(L) Arriving June 19th, our longest stay so far has been in Great Falls, Montana and we had ample opportunities to see all the major sites, to rest, and to do some chores. Our good sailing friends, Terry and Peggy used to tell us that in this wandering life you will meet many new “Best Friends.” Just as we prepare to leave for Glacier, it was our fortune to get to know Rose, Paul, and Soso. We shared many stories, Sam and Soso ran and played like puppies, and we plan to meet up again in Nevada in the fall.
(G) July, 6 2019. Bordered by Canada to the north and the Blackfeet Nation to the east, Glacier National Park is the “Crown of the Continent.” The flags of these three sovereign nations proudly fly over the visitor centers. Not only a National Park, Glacier and its neighbor to the north, Waterton Lakes National Park (Canada) are recognized as a World Heritage Site, a Biosphere Reserve, the World’s first International Peace Park and the World’s first International Dark Sky Park. The park has thirty-five named glaciers and numerous smaller ones accessible only by hiking. Glacier was designated a National Park in 1910 and the park’s beginning is a story out of our history books. The Great Northern Railway connected St. Paul Minnesota with Seattle Washington and crosses the continental divide on the southern edge of the park. To promote travel on their railroad, they advertised Glacier as “America’s Switzerland.” The railroad built a number of chalets and lodges within the park to encourage easterners to “visit America first.” These majestic lodges still operate today.
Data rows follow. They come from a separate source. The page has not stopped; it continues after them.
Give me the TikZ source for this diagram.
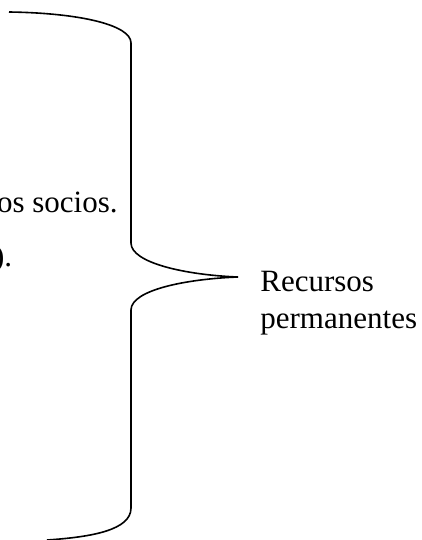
\documentclass[tikz,border=0pt]{standalone}
\usepackage{fontspec}
\setmainfont{Liberation Serif}
\usepackage{tikz}
\usetikzlibrary{positioning}

\tikzset{
  txt/.style={inner sep=0pt,font=\fontsize{15.5}{18}\selectfont},
  bracket/.style={line width=0.8pt}
}

\begin{document}
\begin{tikzpicture}[x=0.5pt,y=-0.5pt]
\useasboundingbox (0,0) rectangle (422,540);
\def\upperarm{(9,12) .. controls (80,13) and (131,25) .. (131,43) -- (131,243)
  .. controls (131,263) and (186,275) .. (238,277)}
  \def\lowerarm{(238,277) .. controls (186,279) and (131,290) .. (131,310) -- (131,508)
  .. controls (131,530) and (92,537) .. (47,540)}
    \draw[bracket] \upperarm;
    \draw[bracket] \lowerarm;
      \node[txt,anchor=base east] (socios) at (118,212) {os socios.};
      \node[txt,anchor=base east] (cierre) at (12.5,266) {).};
      \node[txt,anchor=base west] (recursos) at (260,291) {Recursos};
      \node[txt,anchor=base west] (permanentes) at (260,328) {permanentes};
\end{tikzpicture}
\end{document}
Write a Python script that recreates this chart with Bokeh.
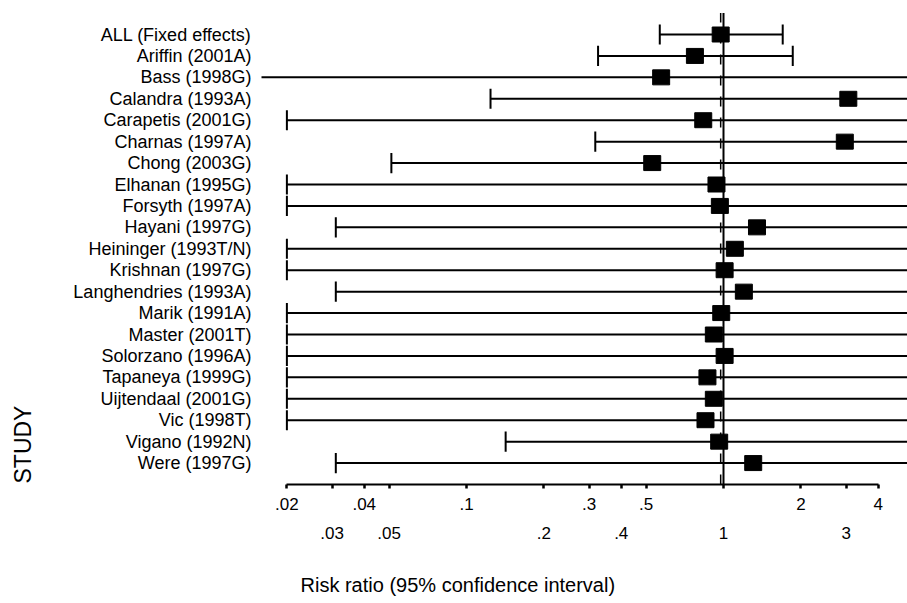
import math
from bokeh.plotting import figure
from bokeh.models import Range1d, FixedTicker, LogAxis, Title, ColumnDataSource
from bokeh.embed import file_html
from bokeh.resources import INLINE

# ---- data ----
studies = ["ALL (Fixed effects)", "Ariffin (2001A)", "Bass (1998G)", "Calandra (1993A)",
           "Carapetis (2001G)", "Charnas (1997A)", "Chong (2003G)", "Elhanan (1995G)",
           "Forsyth (1997A)", "Hayani (1997G)", "Heininger (1993T/N)", "Krishnan (1997G)",
           "Langhendries (1993A)", "Marik (1991A)", "Master (2001T)", "Solorzano (1996A)",
           "Tapaneya (1999G)", "Uijtendaal (2001G)", "Vic (1998T)", "Vigano (1992N)",
           "Were (1997G)"]
risk_ratio = [0.975, 0.774, 0.572, 3.06, 0.834, 2.965, 0.528, 0.939, 0.968, 1.35, 1.107,
              1.01, 1.2, 0.98, 0.917, 1.01, 0.866, 0.917, 0.851, 0.962, 1.305]
ci_lower = [0.565, 0.325, 0.015, 0.124, 0.02, 0.317, 0.051, 0.02, 0.02, 0.031, 0.02,
            0.02, 0.031, 0.02, 0.02, 0.02, 0.02, 0.02, 0.02, 0.142, 0.031]
ci_upper = [1.70, 1.86, 6.0, 6.0, 6.0, 6.0, 6.0, 6.0, 6.0, 6.0, 6.0,
            6.0, 6.0, 6.0, 6.0, 6.0, 6.0, 6.0, 6.0, 6.0, 6.0]
upper_row_ticks = [0.02, 0.04, 0.1, 0.3, 0.5, 2, 4]
lower_row_ticks = [0.03, 0.05, 0.2, 0.4, 1, 3]
tick_labels = {0.02: ".02", 0.03: ".03", 0.04: ".04", 0.05: ".05", 0.1: ".1", 0.2: ".2",
               0.3: ".3", 0.4: ".4", 0.5: ".5", 1: "1", 2: "2", 3: "3", 4: "4"}
axis_min, axis_max = 0.02, 4
x_title = "Risk ratio (95% confidence interval)"
y_title = "STUDY"

n = len(studies)
ypos = [n - i for i in range(n)]  # ALL at top

FONT = "Liberation Sans"

p = figure(width=907, height=603, x_axis_type="log",
           x_range=Range1d(0.01593, 5.2), y_range=Range1d(0, 22.12),
           output_backend="svg", toolbar_location=None,
           min_border_left=261, min_border_right=0, min_border_top=10, min_border_bottom=119)
p.outline_line_color = None
p.grid.visible = False
p.background_fill_color = "white"
p.border_fill_color = "white"

# reference lines
p.segment(x0=[1], x1=[1], y0=[0], y1=[n + 1], line_color="black", line_width=2)
p.segment(x0=[risk_ratio[0]], x1=[risk_ratio[0]], y0=[0], y1=[n + 1], line_color="black",
          line_width=1.5, line_dash="10 11")

# CI lines
src = ColumnDataSource(dict(y=ypos, rr=risk_ratio, lo=ci_lower, hi=ci_upper))
p.segment(x0="lo", x1="hi", y0="y", y1="y", source=src, line_color="black", line_width=2)

# caps
cap_x, cap_y0, cap_y1 = [], [], []
for y, lo, hi in zip(ypos, ci_lower, ci_upper):
    if lo >= axis_min:
        cap_x.append(lo); cap_y0.append(y - 0.47); cap_y1.append(y + 0.47)
    if hi <= axis_max:
        cap_x.append(hi); cap_y0.append(y - 0.47); cap_y1.append(y + 0.47)
p.segment(x0=cap_x, x1=cap_x, y0=cap_y0, y1=cap_y1, line_color="black", line_width=2)

# squares
p.rect(x="rr", y="y", width=17, height=15, width_units="screen", height_units="screen",
       source=src, fill_color="black", line_color="black")

# y axis: study names (blank axis label only adds spacing to the left)
p.yaxis.ticker = FixedTicker(ticks=ypos)
p.yaxis.major_label_overrides = {y: s for y, s in zip(ypos, studies)}
p.yaxis.axis_line_color = None
p.yaxis.major_tick_line_color = None
p.yaxis.minor_tick_line_color = None
p.yaxis.major_tick_out = 0
p.yaxis.major_label_standoff = 10
p.yaxis.major_label_text_font = FONT
p.yaxis.major_label_text_font_size = "18px"
p.yaxis.major_label_text_color = "black"
p.yaxis.axis_label = " "
p.yaxis.axis_label_text_font_size = "10px"
p.yaxis.axis_label_standoff = 17

all_ticks = sorted(upper_row_ticks + lower_row_ticks)

# x axis: upper row of labels
ax = p.xaxis[0]
ax.ticker = FixedTicker(ticks=all_ticks)
ax.bounds = (axis_min, axis_max)
ax.major_label_overrides = {t: (tick_labels[t] if t in upper_row_ticks else "") for t in all_ticks}
ax.axis_line_width = 2
ax.axis_line_color = "black"
ax.major_tick_in = 0
ax.major_tick_out = 4
ax.major_tick_line_width = 2.5
ax.minor_tick_line_color = None
ax.major_label_standoff = 9
ax.major_label_text_font = FONT
ax.major_label_text_font_size = "17px"
ax.major_label_text_color = "black"

# x axis: lower row of labels (blank axis label only adds spacing below)
ax2 = LogAxis(ticker=FixedTicker(ticks=all_ticks), bounds=(axis_min, axis_max))
ax2.major_label_overrides = {t: (tick_labels[t] if t in lower_row_ticks else "") for t in all_ticks}
ax2.axis_line_color = None
ax2.major_tick_line_color = None
ax2.major_tick_in = 0
ax2.major_tick_out = 0
ax2.minor_tick_line_color = None
ax2.major_label_standoff = 14
ax2.major_label_text_font = FONT
ax2.major_label_text_font_size = "17px"
ax2.major_label_text_color = "black"
ax2.axis_label = " "
ax2.axis_label_text_font_size = "10px"
ax2.axis_label_standoff = 18
p.add_layout(ax2, "below")

# axis titles
p.add_layout(Title(text=x_title, align="left", offset=39, vertical_align="top", standoff=0,
                   text_font=FONT, text_font_size="20px", text_font_style="normal",
                   text_color="black"), "below")
p.add_layout(Title(text=y_title, align="left", offset=1, vertical_align="top", standoff=4,
                   text_font=FONT, text_font_size="23px", text_font_style="normal",
                   text_color="black"), "left")

open("out.html", "w").write(file_html(p, INLINE))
This park is one of the most crowded of all the national parks. The spectacular beauty, the short tourist season (June 23rdto Sept 8th) and the sad fact that within ten years, all of the glaciers will be gone, make the park a must see.
Only one road connects the east and western edges of the park. The “Going to the Sun Road” winds its way up over Logan Pass, the Continental Divide, and back down. An engineering marvel, construction on the “Going to the Sun Road” began in 1921 and wasn’t completed until 1931. Going to the Sun Road is the first road in the U.S. to be designated a National Historic Place, National Historic Landmark, and a Historic Civil Engineering Landmark. The extremely narrow two-lane mountain road restricts vehicles to only those that are less than 21ft long and no more than 8ft wide. Our Truck just made it at 20ft, 6in. To clear the eight feet wide part, we collapsed the side mirrors. If we actually looked behind at where we came from, we’d have been really scared. You will note, the road is not for the faint of heart, or folks prone to car sickness, motion sickness, or phobias of height or falling. As I suffer from all of these, I can’t wait to read this blog and see the pictures I took with my eyes closed. If you received this blog, we made it!